Stored data:
____

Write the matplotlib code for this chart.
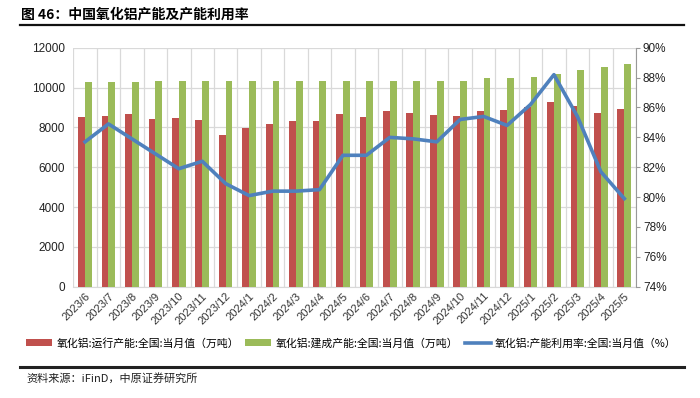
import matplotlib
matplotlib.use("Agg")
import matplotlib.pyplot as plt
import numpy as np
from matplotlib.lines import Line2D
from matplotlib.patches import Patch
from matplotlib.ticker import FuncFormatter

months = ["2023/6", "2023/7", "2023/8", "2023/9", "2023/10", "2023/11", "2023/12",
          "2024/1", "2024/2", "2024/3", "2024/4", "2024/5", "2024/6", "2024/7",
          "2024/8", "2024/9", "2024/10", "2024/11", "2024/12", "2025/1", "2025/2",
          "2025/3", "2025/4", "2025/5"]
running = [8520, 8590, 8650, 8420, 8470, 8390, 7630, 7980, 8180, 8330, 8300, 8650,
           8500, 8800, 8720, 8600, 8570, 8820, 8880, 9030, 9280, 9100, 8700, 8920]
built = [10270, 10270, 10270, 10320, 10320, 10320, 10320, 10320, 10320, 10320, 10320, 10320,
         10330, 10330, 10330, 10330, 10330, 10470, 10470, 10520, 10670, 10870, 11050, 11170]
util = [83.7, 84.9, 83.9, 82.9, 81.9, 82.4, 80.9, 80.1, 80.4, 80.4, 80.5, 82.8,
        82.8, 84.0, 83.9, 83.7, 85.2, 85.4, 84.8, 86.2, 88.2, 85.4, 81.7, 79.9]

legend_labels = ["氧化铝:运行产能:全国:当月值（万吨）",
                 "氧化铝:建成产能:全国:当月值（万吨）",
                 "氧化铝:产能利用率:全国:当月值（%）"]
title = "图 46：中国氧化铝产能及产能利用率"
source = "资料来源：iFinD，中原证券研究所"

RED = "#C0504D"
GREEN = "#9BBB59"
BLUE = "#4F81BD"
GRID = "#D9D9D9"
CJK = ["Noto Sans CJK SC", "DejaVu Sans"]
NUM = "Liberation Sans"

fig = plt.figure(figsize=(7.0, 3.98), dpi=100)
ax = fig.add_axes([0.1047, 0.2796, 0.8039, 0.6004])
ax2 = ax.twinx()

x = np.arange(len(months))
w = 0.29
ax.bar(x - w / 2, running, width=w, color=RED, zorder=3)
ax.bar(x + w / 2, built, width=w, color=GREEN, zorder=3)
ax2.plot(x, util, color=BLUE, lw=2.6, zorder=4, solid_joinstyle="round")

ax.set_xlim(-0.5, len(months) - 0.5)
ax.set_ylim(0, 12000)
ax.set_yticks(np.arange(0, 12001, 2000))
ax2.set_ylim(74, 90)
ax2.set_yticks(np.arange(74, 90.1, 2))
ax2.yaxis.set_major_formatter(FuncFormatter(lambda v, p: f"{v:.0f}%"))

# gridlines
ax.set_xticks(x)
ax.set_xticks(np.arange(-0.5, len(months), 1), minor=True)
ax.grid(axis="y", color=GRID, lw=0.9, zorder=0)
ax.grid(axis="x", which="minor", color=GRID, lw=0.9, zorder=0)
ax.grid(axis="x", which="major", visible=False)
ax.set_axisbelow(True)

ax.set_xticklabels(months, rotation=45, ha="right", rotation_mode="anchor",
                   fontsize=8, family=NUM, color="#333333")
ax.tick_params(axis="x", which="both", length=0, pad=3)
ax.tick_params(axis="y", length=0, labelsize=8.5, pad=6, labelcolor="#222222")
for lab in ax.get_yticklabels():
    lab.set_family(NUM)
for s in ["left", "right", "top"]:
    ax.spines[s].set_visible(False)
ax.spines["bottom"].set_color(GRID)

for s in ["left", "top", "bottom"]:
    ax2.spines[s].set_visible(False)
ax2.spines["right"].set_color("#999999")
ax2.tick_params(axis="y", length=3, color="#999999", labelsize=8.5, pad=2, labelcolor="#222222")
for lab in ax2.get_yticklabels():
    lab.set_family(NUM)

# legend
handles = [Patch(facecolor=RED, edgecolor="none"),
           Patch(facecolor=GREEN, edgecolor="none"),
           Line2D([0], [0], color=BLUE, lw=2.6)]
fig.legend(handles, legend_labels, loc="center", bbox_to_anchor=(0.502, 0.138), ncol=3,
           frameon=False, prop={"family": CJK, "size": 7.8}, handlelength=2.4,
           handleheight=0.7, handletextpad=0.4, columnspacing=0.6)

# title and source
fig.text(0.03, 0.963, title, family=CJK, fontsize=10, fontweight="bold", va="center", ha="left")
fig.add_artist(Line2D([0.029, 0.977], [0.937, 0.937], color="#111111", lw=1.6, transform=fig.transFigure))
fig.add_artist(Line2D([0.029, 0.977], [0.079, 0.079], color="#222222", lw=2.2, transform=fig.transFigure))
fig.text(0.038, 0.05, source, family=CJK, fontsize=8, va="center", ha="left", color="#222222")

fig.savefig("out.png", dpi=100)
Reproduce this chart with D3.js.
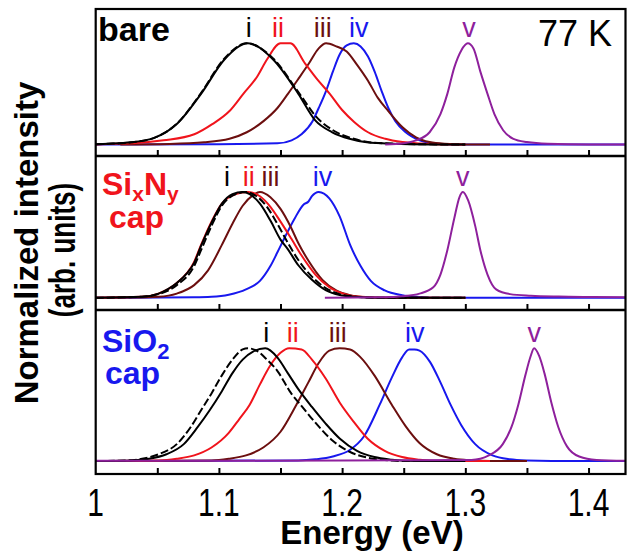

____

Without including any pictures, print each record exactly.

**EXERCISE RESPONSE:**
Write the matplotlib code for this chart.
import matplotlib
matplotlib.use("Agg")
import matplotlib.pyplot as plt
import numpy as np
from matplotlib.lines import Line2D
from matplotlib.patches import Patch
from matplotlib.ticker import FuncFormatter

months = ["2023/6", "2023/7", "2023/8", "2023/9", "2023/10", "2023/11", "2023/12",
          "2024/1", "2024/2", "2024/3", "2024/4", "2024/5", "2024/6", "2024/7",
          "2024/8", "2024/9", "2024/10", "2024/11", "2024/12", "2025/1", "2025/2",
          "2025/3", "2025/4", "2025/5"]
running = [8520, 8590, 8650, 8420, 8470, 8390, 7630, 7980, 8180, 8330, 8300, 8650,
           8500, 8800, 8720, 8600, 8570, 8820, 8880, 9030, 9280, 9100, 8700, 8920]
built = [10270, 10270, 10270, 10320, 10320, 10320, 10320, 10320, 10320, 10320, 10320, 10320,
         10330, 10330, 10330, 10330, 10330, 10470, 10470, 10520, 10670, 10870, 11050, 11170]
util = [83.7, 84.9, 83.9, 82.9, 81.9, 82.4, 80.9, 80.1, 80.4, 80.4, 80.5, 82.8,
        82.8, 84.0, 83.9, 83.7, 85.2, 85.4, 84.8, 86.2, 88.2, 85.4, 81.7, 79.9]

legend_labels = ["氧化铝:运行产能:全国:当月值（万吨）",
                 "氧化铝:建成产能:全国:当月值（万吨）",
                 "氧化铝:产能利用率:全国:当月值（%）"]
title = "图 46：中国氧化铝产能及产能利用率"
source = "资料来源：iFinD，中原证券研究所"

RED = "#C0504D"
GREEN = "#9BBB59"
BLUE = "#4F81BD"
GRID = "#D9D9D9"
CJK = ["Noto Sans CJK SC", "DejaVu Sans"]
NUM = "Liberation Sans"

fig = plt.figure(figsize=(7.0, 3.98), dpi=100)
ax = fig.add_axes([0.1047, 0.2796, 0.8039, 0.6004])
ax2 = ax.twinx()

x = np.arange(len(months))
w = 0.29
ax.bar(x - w / 2, running, width=w, color=RED, zorder=3)
ax.bar(x + w / 2, built, width=w, color=GREEN, zorder=3)
ax2.plot(x, util, color=BLUE, lw=2.6, zorder=4, solid_joinstyle="round")

ax.set_xlim(-0.5, len(months) - 0.5)
ax.set_ylim(0, 12000)
ax.set_yticks(np.arange(0, 12001, 2000))
ax2.set_ylim(74, 90)
ax2.set_yticks(np.arange(74, 90.1, 2))
ax2.yaxis.set_major_formatter(FuncFormatter(lambda v, p: f"{v:.0f}%"))

# gridlines
ax.set_xticks(x)
ax.set_xticks(np.arange(-0.5, len(months), 1), minor=True)
ax.grid(axis="y", color=GRID, lw=0.9, zorder=0)
ax.grid(axis="x", which="minor", color=GRID, lw=0.9, zorder=0)
ax.grid(axis="x", which="major", visible=False)
ax.set_axisbelow(True)

ax.set_xticklabels(months, rotation=45, ha="right", rotation_mode="anchor",
                   fontsize=8, family=NUM, color="#333333")
ax.tick_params(axis="x", which="both", length=0, pad=3)
ax.tick_params(axis="y", length=0, labelsize=8.5, pad=6, labelcolor="#222222")
for lab in ax.get_yticklabels():
    lab.set_family(NUM)
for s in ["left", "right", "top"]:
    ax.spines[s].set_visible(False)
ax.spines["bottom"].set_color(GRID)

for s in ["left", "top", "bottom"]:
    ax2.spines[s].set_visible(False)
ax2.spines["right"].set_color("#999999")
ax2.tick_params(axis="y", length=3, color="#999999", labelsize=8.5, pad=2, labelcolor="#222222")
for lab in ax2.get_yticklabels():
    lab.set_family(NUM)

# legend
handles = [Patch(facecolor=RED, edgecolor="none"),
           Patch(facecolor=GREEN, edgecolor="none"),
           Line2D([0], [0], color=BLUE, lw=2.6)]
fig.legend(handles, legend_labels, loc="center", bbox_to_anchor=(0.502, 0.138), ncol=3,
           frameon=False, prop={"family": CJK, "size": 7.8}, handlelength=2.4,
           handleheight=0.7, handletextpad=0.4, columnspacing=0.6)

# title and source
fig.text(0.03, 0.963, title, family=CJK, fontsize=10, fontweight="bold", va="center", ha="left")
fig.add_artist(Line2D([0.029, 0.977], [0.937, 0.937], color="#111111", lw=1.6, transform=fig.transFigure))
fig.add_artist(Line2D([0.029, 0.977], [0.079, 0.079], color="#222222", lw=2.2, transform=fig.transFigure))
fig.text(0.038, 0.05, source, family=CJK, fontsize=8, va="center", ha="left", color="#222222")

fig.savefig("out.png", dpi=100)
Reproduce this chart with D3.js.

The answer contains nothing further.